There shall be no corporate seal.

ARTICLE IX. AMENDMENTS

9.01. By Shareholders. The By-laws may be altered, amended or repealed
---------------
and new By-laws may be adopted by the shareholders by affirmative vote of not
less than a majority of the shares present or represented at an annual or
special meeting of the shareholders at which a quorum is in attendance.

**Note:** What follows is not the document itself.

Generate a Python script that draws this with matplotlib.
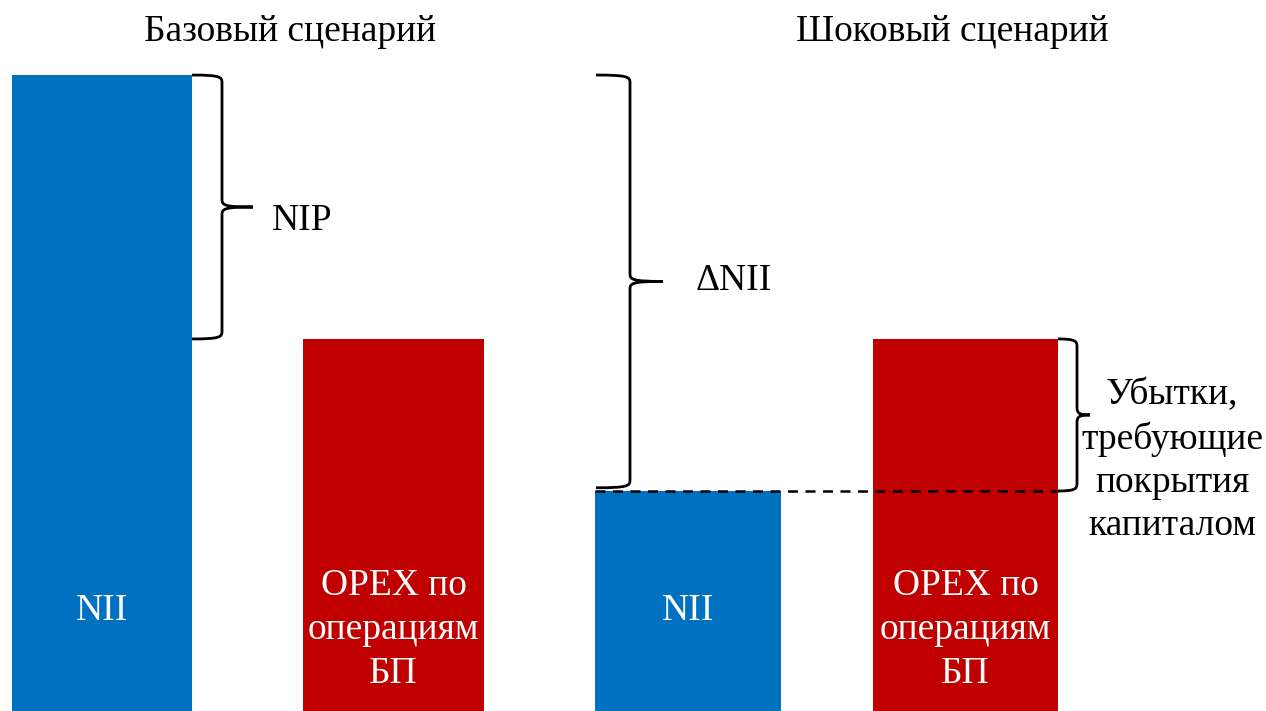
import matplotlib.pyplot as plt
from matplotlib.path import Path
from matplotlib.patches import PathPatch

plt.rcParams['font.family'] = ['Liberation Serif', 'DejaVu Serif']

# data (arbitrary units, bottom of figure = 0)
scenarios = ["Базовый сценарий", "Шоковый сценарий"]
nii_vals = [100.0, 34.6]
opex_vals = [58.5, 58.5]
nii_pos = [102, 688]
opex_pos = [393.5, 965.5]
nii_width = [180, 186]
opex_width = [181, 185]

blue = "#0070C0"
red = "#C00000"
fs = 27

fig = plt.figure(figsize=(12.66, 7.11), dpi=100)
ax = fig.add_axes([0, 0, 1, 1])
ymax = 111.8
ax.set_xlim(0, 1266)
ax.set_ylim(0, ymax)
ax.axis("off")

ax.bar(nii_pos, nii_vals, width=nii_width, color=blue)
ax.bar(opex_pos, opex_vals, width=opex_width, color=red)

for i in range(2):
    ax.text(nii_pos[i], 15.8, "NII", color="white", fontsize=fs,
            ha="center", va="center")
    ax.text(opex_pos[i], 12.8, "OPEX по\nоперациям\nБП", color="white",
            fontsize=fs, ha="center", va="center", linespacing=1.35)

ax.text(290, 106.8, scenarios[0], fontsize=fs, ha="center", va="center")
ax.text(952, 106.8, scenarios[1], fontsize=fs, ha="center", va="center")


def brace(x0, x1, xtip, ytop, ybot, lw=2):
    ymid = (ytop + ybot) / 2
    r = 1.2
    verts = [
        (x0, ytop), (x1 - 2, ytop), (x1, ytop - 0.3), (x1, ytop - r),
        (x1, ymid + r),
        (x1, ymid + 0.3), (x1 + 2, ymid), (xtip, ymid),
        (x1 + 2, ymid), (x1, ymid - 0.3), (x1, ymid - r),
        (x1, ybot + r),
        (x1, ybot + 0.3), (x1 - 2, ybot), (x0, ybot),
    ]
    codes = [Path.MOVETO, Path.CURVE4, Path.CURVE4, Path.CURVE4,
             Path.LINETO,
             Path.CURVE4, Path.CURVE4, Path.CURVE4,
             Path.CURVE4, Path.CURVE4, Path.CURVE4,
             Path.LINETO,
             Path.CURVE4, Path.CURVE4, Path.CURVE4]
    ax.add_patch(PathPatch(Path(verts, codes), fill=False, lw=lw,
                           edgecolor="black", capstyle="butt"))
    return ymid


# NIP brace: base NII top to OPEX top
m = brace(192, 222, 253, nii_vals[0], opex_vals[0])
ax.text(272, m - 2.1, "NIP", fontsize=fs, ha="left", va="center")

# delta NII brace: base NII top to shock NII top
m = brace(596, 630, 663, nii_vals[0], nii_vals[1] + 0.5)
ax.text(696, m + 0.1, "\u0394NII", fontsize=fs, ha="left", va="center")

# losses brace: OPEX top to shock NII top
m = brace(1058, 1077, 1090, opex_vals[1], nii_vals[1])
ax.text(1172, 39.4, "Убытки,\nтребующие\nпокрытия\nкапиталом",
        fontsize=fs, ha="center", va="center", linespacing=1.33)

# dashed level of shocked NII
ax.plot([nii_pos[1] - nii_width[1] / 2, opex_pos[1] + opex_width[1] / 2],
        [nii_vals[1], nii_vals[1]], color="black", lw=1.8, ls=(0, (4, 3)))

fig.savefig("out.png", dpi=100, facecolor="white")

9.02. By Directors. The By-laws may also be altered, amended or
------------
repealed and new By-laws may be adopted by the Board of Directors by affirmative
vote of a majority of the number of Directors present at or participating in any
meeting at which a quorum is in attendance; but no By-law adopted by the
shareholders shall be amended or repealed by the Board of Directors if the
By-law so adopted so provides.

9.03. Implied Amendments. Any action taken or authorized by the
------------------
shareholders or by the Board of Directors, which would be inconsistent with the
By-laws then in effect but is taken or authorized by affirmative vote of not
less than the number of shares or the number of Directors required to amend the
By-laws so that the By-laws would be consistent with such action, shall be given
the same effect as though the By-laws had been temporarily amended or suspended
so far, but only so far, as is necessary to permit the specific action so taken
or authorized.

ARTICLE X. SHAREHOLDER AGREEMENT

Notwithstanding any provision contained in the By-laws, the provisions
contained in any shareholder agreement entered into by and among the Corporation
and the shareholders shall govern and control in the event any conflict exists
between the By-laws and such shareholder agreement.